Die Blockflöte, für Quasthoff angeblich mit einem Kindheitstrauma verknüpft, avancierte später zum Running Gag, und überhaupt wurde es rasch lustiger - wenn auch nicht weniger bissig. Was man denn überhaupt als Kunst und Kultur bezeichnen könne, fragte Quasthoff rhetorisch und gab gleich selbst die Namensliste der üblichen Säulenheiligen zur Antwort.

Frowin setzte frech das "Dschungelcamp" dagegen. Wenn ein geschmacklich äußerst grenzwertiges Opus des Performance- und Video-Künstlers Paul McCarthey es bis ins New Yorker MoMA schaffe, so beweise dies, dass die Lust am Ekelhaften in der Welt der großen Kunst hoffähig sei, und mithin müsse man auch das "Dschungelcamp" als Kunst einstufen.
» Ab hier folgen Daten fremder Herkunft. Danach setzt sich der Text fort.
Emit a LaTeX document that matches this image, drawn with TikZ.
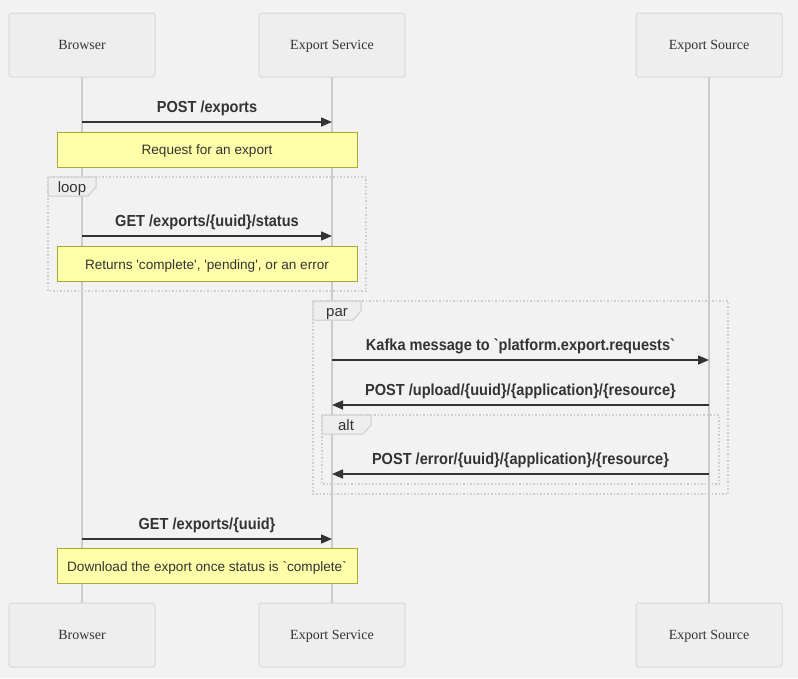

Quasthoff hielt trocken dagegen: Wenn jemand gar nichts könne, das aber besonders gut, und als soziale Vollwaise niemanden hätte, der ihn zurückhielte, dann fände er halt in den Casting-Shows auch das passende Publikum.

Mit viel Wortwitz und etlichen versteckten Neben-Pointen brannten die beiden ein kleines Feuerwerk der Bösartigkeiten über die provinziellen und noch schlimmeren Schwächen des deutschen Kulturbetriebs ab, ließen auch eitle Foyer-Gespräche, die holen Köpfe mancher Konzert- und Kunstkritiker, die Umwandlung der Rundfunk- und Fernsehgebühren in eine Haushaltszwangsabgabe und das Thüringer Bratwurst-Museum nicht ungeschoren, zogen in einem Atemzug Markus Lanz und Adolf Hitler und übrigens auch sich selbst durch den Kakao, sangen dabei zu Jochen Kilians Klavierbegleitung mal wie Otto Reutter, mal wie Reinhard Mey und öfter so wie einst die Ensembles in der Lach- und Schießgesellschaft und im Kom(m)ödchen. Zwar verhunzten sie auch Blues und Chanson, bereiteten aber Spitzenvergnügen mit ihrem Wunsch, nach all den schon errungenen Auszeichnungen doch endlich auch mal zu Krawattenmännern des Jahres gekürt zu werden. Das schmeichelte den Krefeldern und sie vergaßen für ein paar Minuten glatt, dass diese Ehrung schon seit Jahren nicht mehr mit ihrer Stadt verbunden ist. Schließlich gab es auch noch Frowins Blockflöten-Solo und eine weitere Zugabe.